MYERS v. The STATE.
Following a stipulated bench trial, Shameka Shontay Myers was convicted of possessing less than one ounce of marijuana. Myers appeals this conviction, solely contending that the trial court erred in denying her motion to suppress evidence discovered after law enforcement illegally seized a passenger in her vehicle and, thus, illegally seized her as well. For the reasons set forth infra, we affirm.

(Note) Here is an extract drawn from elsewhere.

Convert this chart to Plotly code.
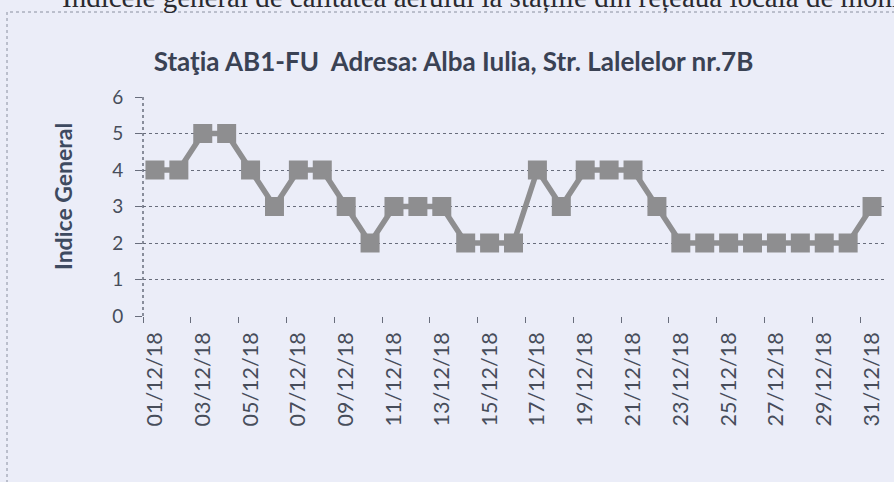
import plotly.graph_objects as go

dates = [f"{d:02d}/12/18" for d in range(1, 32)]
indice = [4, 4, 5, 5, 4, 3, 4, 4, 3, 2, 3, 3, 3, 2, 2, 2, 4, 3, 4, 4, 4, 3, 2, 2, 2, 2, 2, 2, 2, 2, 3]

title_text = "Staţia AB1-FU  Adresa: Alba Iulia, Str. Lalelelor nr.7B"
y_title = "Indice General"
doc_text = "Indicele general de calitatea aerului la stațiile din rețeaua locală de monitorizare"

bg = "#ebedf8"
grid = "#686d7c"
txt = "#474d5b"

fig = go.Figure()
fig.add_trace(go.Scatter(
    x=dates, y=indice, mode="lines+markers",
    line=dict(color="#8e8e90", width=5.5),
    marker=dict(symbol="square", size=19, color="#8e8e90"),
    showlegend=False,
))

W, H = 894, 482
L, R, T, B = 143, 10, 97, 166
pw, ph = W - L - R, H - T - B

def px(xp):
    return (xp - L) / pw

def py(yp):
    return (H - B - yp) / ph

fig.update_layout(
    width=W, height=H,
    margin=dict(l=L, r=R, t=T, b=B, autoexpand=False),
    paper_bgcolor=bg, plot_bgcolor=bg,
    font=dict(family="Lato, 'Open Sans', sans-serif", color=txt),
    title=dict(text=f"<b>{title_text}</b>", x=453.5 / W, xref="container", xanchor="center",
               y=1 - 62 / H, yanchor="middle",
               font=dict(size=26, color="#3a4254", family="Lato, sans-serif")),
    xaxis=dict(
        type="category", range=[-0.5, 30.5],
        tickangle=-90, dtick=2, tickson="boundaries",
        ticks="outside", ticklen=6, tickcolor=grid, tickwidth=1,
        showgrid=False, showline=False, zeroline=False,
        tickfont=dict(size=21.5, color=txt), ticklabelstandoff=11,
    ),
    yaxis=dict(
        range=[0, 6], dtick=1, tick0=0,
        ticks="outside", ticklen=7, tickcolor=grid, tickwidth=1,
        showgrid=True, gridcolor=grid, gridwidth=1.3, griddash="dot",
        showline=False, zeroline=False,
        tickfont=dict(size=19, color=txt), ticklabelstandoff=8,
    ),
    shapes=[
        dict(type="line", xref="paper", yref="paper", x0=0, x1=0, y0=0, y1=1,
             line=dict(color=grid, width=1.5, dash="dot")),
        dict(type="rect", xref="paper", yref="paper",
             x0=px(7), x1=px(920), y0=py(520), y1=py(12),
             line=dict(color="#8a90a0", width=1, dash="dot")),
    ],
    annotations=[
        dict(text=f"<b>{y_title}</b>", xref="paper", yref="paper",
             x=px(63), y=py(197), textangle=-90, showarrow=False,
             xanchor="center", yanchor="middle",
             font=dict(size=23, color="#3e4a60", family="Lato, sans-serif")),
        dict(text=doc_text, xref="paper", yref="paper",
             x=px(60), y=py(15), xanchor="left", yanchor="bottom", showarrow=False,
             font=dict(size=29, color="#2a2a30", family="'Liberation Serif', serif")),
    ],
)

fig.write_html("out.html", config={"displayModeBar": False},
               post_script="document.body.style.margin='0';document.body.style.overflow='hidden';")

At the outset, we note that the Supreme Court of Georgia has reiterated three fundamental principles to follow in reviewing a ruling on a motion to suppress. First, the trial court sits as the trier of fact at a hearing on a motion to suppress,1 and because it hears the evidence, the court's “findings based upon conflicting evidence are analogous to the verdict of a jury and should not be disturbed by a reviewing court if there is any evidence to support [them].”2 Second, the trial court's decision with regard to questions of fact and credibility must be accepted “unless clearly erroneous.”3 Finally, we, as the reviewing court, must construe the evidence “most favorably to the upholding of the trial court's findings and judgment.”4
So viewed, the record reflects that at 3:30 a.m. on the day in question, an officer responded to a noise complaint in a Henry County neighborhood and, while investigating same, made a mental note of a vehicle parked in front of a house that had no cars in the driveway. The officer also observed that this vehicle contained two occupants and its windows were fogged.
After concluding his investigation into the noise complaint, the officer again passed by the vehicle and decided to make contact. The officer parked nearby and approached the vehicle on foot, noticing that the windows were still foggy. He also detected the odor of marijuana and saw that the passenger was beginning to exit the vehicle. The officer instructed the passenger to sit back down in the vehicle, which the passenger did.

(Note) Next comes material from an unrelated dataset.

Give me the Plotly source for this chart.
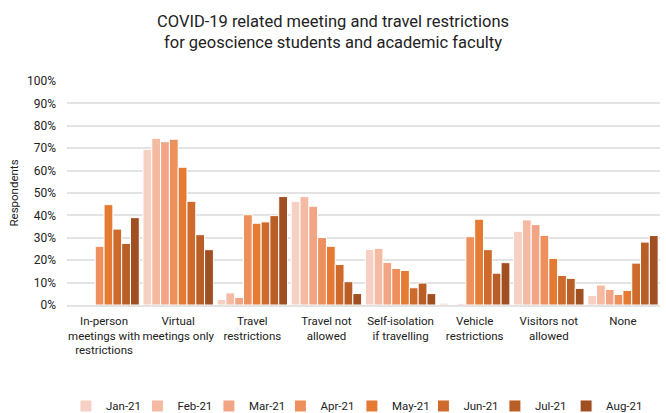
import plotly.graph_objects as go

categories = [
    "In-person<br>meetings with<br>restrictions",
    "Virtual<br>meetings only",
    "Travel<br>restrictions",
    "Travel not<br>allowed",
    "Self-isolation<br>if travelling",
    "Vehicle<br>restrictions",
    "Visitors not<br>allowed",
    "None",
]
months = ["Jan-21", "Feb-21", "Mar-21", "Apr-21", "May-21", "Jun-21", "Jul-21", "Aug-21"]

jan = [0.0, 69.4, 2.5, 46.3, 24.8, 0.8, 32.9, 4.3]
feb = [0.0, 74.4, 5.4, 48.4, 25.3, 0.0, 38.0, 8.9]
mar = [0.0, 72.9, 3.4, 44.1, 19.0, 0.5, 35.9, 6.9]
apr = [26.2, 74.0, 40.3, 30.1, 16.3, 30.5, 31.1, 4.7]
may = [44.8, 61.5, 36.5, 26.2, 15.4, 38.3, 20.8, 6.5]
jun = [33.9, 46.3, 37.1, 18.1, 7.7, 24.7, 13.2, 18.7]
jul = [27.5, 31.4, 39.9, 10.4, 9.8, 14.2, 11.9, 28.1]
aug = [39.0, 24.7, 48.4, 5.1, 5.1, 18.9, 7.4, 31.0]

series = [jan, feb, mar, apr, may, jun, jul, aug]
colors = ["#F7D0C4", "#F4BAA2", "#F1A585", "#EE8F5E", "#E57A33", "#CF6A2D", "#B95E27", "#A04F22"]

FONT = "Roboto, sans-serif"

fig = go.Figure()
for i, (name, vals, col) in enumerate(zip(months, series, colors)):
    fig.add_trace(go.Bar(
        x=categories, y=[v / 100 for v in vals], name=name,
        marker=dict(color=col, line=dict(color="white", width=1)),
        legend="legend2" if i == len(months) - 1 else "legend",
    ))

legend_common = dict(
    orientation="h", xanchor="left", xref="container",
    y=0.017, yanchor="middle", yref="container",
    font=dict(size=11.5), itemwidth=30, traceorder="normal",
)

fig.update_layout(
    width=666, height=413,
    font=dict(family=FONT, size=12, color="#222"),
    paper_bgcolor="white", plot_bgcolor="white",
    barmode="group", bargap=0.05, bargroupgap=0,
    margin=dict(l=67, r=6, t=81, b=108, autoexpand=False),
    title=dict(
        text="COVID-19 related meeting and travel restrictions<br>for geoscience students and academic faculty",
        x=0.5, xanchor="center", xref="container", y=0.935, yanchor="top", yref="container",
        font=dict(family=FONT, size=16.5, color="#222"),
    ),
    yaxis=dict(
        range=[0, 1.0], tickformat=".0%", dtick=0.1, automargin=False,
        gridcolor="#E3E3E3", gridwidth=1.5, zeroline=False,
        showline=False, ticks="", ticklabelstandoff=10,
        title=dict(text="Respondents", font=dict(size=11.5), standoff=5),
        tickfont=dict(size=12),
    ),
    xaxis=dict(
        showline=True, linecolor="#E3E3E3", linewidth=1.5, automargin=False,
        ticks="", tickangle=0, tickfont=dict(size=11.5), ticklabelstandoff=4,
    ),
    legend=dict(x=0.099, entrywidth=26.5, entrywidthmode="pixels", **legend_common),
    legend2=dict(x=0.85, **legend_common),
)

fig.write_html("out.html", config={"displayModeBar": False},
               post_script="document.body.style.margin='0';")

The officer then made contact with the driver, Myers, at her window and detected an even more overwhelming odor of marijuana when she rolled down the window. He also observed a hollowed out tobacco wrapper on the ground outside of the driver's door. And when he confronted the occupants about the odor, they denied having marijuana. Thereafter, the officer asked Myers and the passenger to exit the vehicle separately, conducted a pat down of the passenger, and located marijuana and drug paraphernalia on the passenger. He then conducted a pat down of Myers and, although he did not find anything on her, he did discover marijuana in a container on her side of the vehicle during a subsequent search.

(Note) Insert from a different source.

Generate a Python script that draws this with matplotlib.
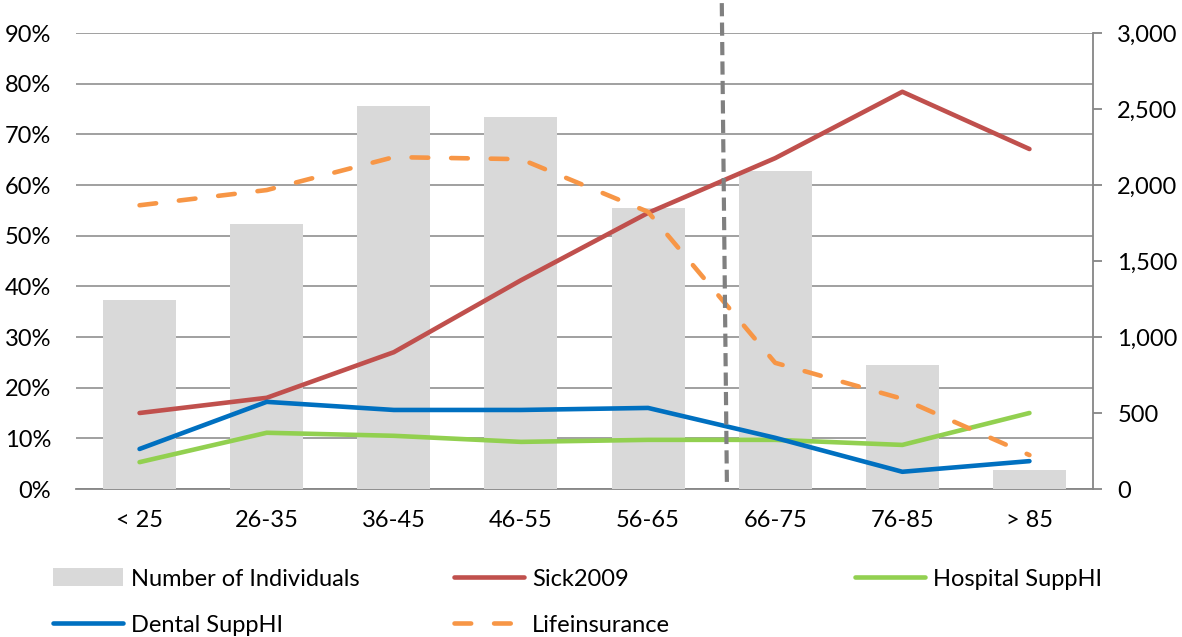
import matplotlib
matplotlib.use("Agg")
import matplotlib.pyplot as plt
from matplotlib.ticker import MultipleLocator, FuncFormatter, PercentFormatter
import numpy as np

plt.rcParams['font.family'] = ['Lato', 'DejaVu Sans']
plt.rcParams['lines.scale_dashes'] = False

categories = ["< 25", "26-35", "36-45", "46-55", "56-65", "66-75", "76-85", "> 85"]
individuals = [1245, 1745, 2520, 2450, 1850, 2090, 815, 125]
sick2009 = [0.150, 0.180, 0.270, 0.412, 0.545, 0.653, 0.784, 0.671]
dental = [0.079, 0.172, 0.156, 0.156, 0.160, 0.101, 0.034, 0.055]
hospital = [0.053, 0.111, 0.105, 0.093, 0.097, 0.097, 0.087, 0.150]
lifeins = [0.560, 0.590, 0.655, 0.651, 0.547, 0.249, 0.178, 0.067]
divider_x = [4.58, 4.62]
divider_y = [0.959, 0.014]

W, H = 1182, 637
FS = 17
fig = plt.figure(figsize=(W / 100, H / 100), dpi=100)
rect = [76 / W, 1 - 489 / H, (1093 - 76) / W, (489 - 33) / H]

grid_c = "#868686"
x = np.arange(len(categories))

ax = fig.add_axes(rect)
ax.set_xlim(-0.5, len(categories) - 0.5)
ax.set_ylim(0, 0.9)
ax.yaxis.set_major_locator(MultipleLocator(0.1))
ax.yaxis.set_major_formatter(PercentFormatter(1.0, decimals=0))
ax.grid(axis='y', color=grid_c, linewidth=1.1)
ax.set_axisbelow(True)
for s in ['top', 'left', 'right']:
    ax.spines[s].set_visible(False)
ax.spines['bottom'].set_color(grid_c)
ax.spines['bottom'].set_linewidth(1.3)
ax.set_xticks(x)
ax.set_xticklabels(categories)
ax.tick_params(axis='x', length=0, pad=15, labelsize=FS)
ax.tick_params(axis='y', length=0, pad=18, labelsize=FS)

axb = ax.twinx()
axb.set_ylim(0, 3000)
axb.yaxis.set_major_locator(MultipleLocator(500))
axb.yaxis.set_major_formatter(FuncFormatter(lambda v, p: f"{int(v):,}"))
for s in ['top', 'left', 'bottom']:
    axb.spines[s].set_visible(False)
axb.spines['right'].set_color(grid_c)
axb.spines['right'].set_linewidth(1.3)
axb.tick_params(axis='y', length=6.5, width=1.3, color=grid_c, pad=11, labelsize=FS)
bars = axb.bar(x, individuals, width=0.575, color="#D9D9D9", label="Number of Individuals")

axl = fig.add_axes(rect, sharex=ax, sharey=ax)
axl.axis('off')
axl.patch.set_visible(False)
lw = 3.3
l_sick, = axl.plot(x, sick2009, color="#C0504D", lw=lw, solid_capstyle='round', label="Sick2009")
l_hosp, = axl.plot(x, hospital, color="#92D050", lw=lw, solid_capstyle='round', label="Hospital SuppHI")
l_dent, = axl.plot(x, dental, color="#0070C0", lw=lw, solid_capstyle='round', label="Dental SuppHI")
l_life, = axl.plot(x, lifeins, color="#F79646", lw=lw, dashes=(12, 16.5), dash_capstyle='round',
                   label="Lifeinsurance")
axl.plot(divider_x, divider_y, color="#808080", lw=3.0, dashes=(9.5, 4.5), clip_on=False)

# legend: individual entries placed in a 3-column, 2-row grid
entries = [(bars, "Number of Individuals", 53, 579),
           (l_sick, "Sick2009", 454, 579),
           (l_hosp, "Hospital SuppHI", 855, 579),
           (l_dent, "Dental SuppHI", 53, 625),
           (l_life, "Lifeinsurance", 454, 625)]
for h, lab, px, py in entries:
    fig.legend([h], [lab], loc='center left', bbox_to_anchor=(px / W, 1 - py / H),
               frameon=False, fontsize=FS, handlelength=2.96, handletextpad=0.34,
               borderpad=0, borderaxespad=0, handleheight=0.8)

fig.savefig("out.png", dpi=100)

Following her charge for possession of marijuana, Myers filed a motion to suppress the evidence, arguing that she was illegally detained after the officer illegally detained the passenger by ordering the passenger back into the vehicle without reasonable articulable suspicion of criminal activity. And after a hearing on the matter, the trial court denied Myers's motion, finding that the officer had reasonable articulable suspicion after he detected the odor of marijuana upon approaching the vehicle. Following her conviction in a stipulated bench trial, this appeal by Myers follows.
As we have previously explained, the Supreme Court of the United States has sculpted out, at least theoretically, three tiers of police-citizen encounters:
(1) communication between police and citizens involving no coercion or detention and therefore without the compass of the Fourth Amendment, (2) brief seizures that must be supported by reasonable suspicion, and (3) full-scale arrests that must be supported by probable cause.5
In the first tier, police officers may “approach citizens, ask for identification, and freely question the citizen without any basis or belief that the citizen is involved in criminal activity, as long as the officers do not detain the citizen or create the impression that the citizen may not leave.”6 And here, the trial court correctly determined that the officer's initial approach to the vehicle fell under the first category of such encounters.7 Furthermore, whether or not the officer's order that the passenger return to the vehicle escalated the situation to a second-tier encounter as the trial court determined,8 the officer at that point unquestionably had reasonable articulable suspicion to briefly detain both Myers and the passenger.
Articulable suspicion, of course, requires a “particularized and objective basis for suspecting that a citizen is involved in criminal activity.”9 This suspicion need not meet the higher standard of probable cause, but it must be more than a mere caprice or a hunch.10 Thus, in assessing whether a reasonable articulable suspicion exists, we are charged with looking to “the totality of the circumstances.”11 And in this case, the officer observed a vehicle with two occupants parked in a residential area at 3:30 a.m., its windows obscured by fog. Then, as the officer approached the vehicle to make inquiry of the occupants, he detected the odor of marijuana. Indeed, the officer testified that he first detected the odor as he approached the vehicle, which was simultaneous with the passenger's attempt to exit the vehicle, and that the odor was why he “would have her stay.” The detection of the odor of marijuana provided the officer with reasonable articulable suspicion to briefly detain both Myers and the passenger to conduct an investigation into the matter.12 As a result, the trial court properly denied Myers's motion to suppress.
ELLINGTON, P. J., and McFADDEN, J., concur.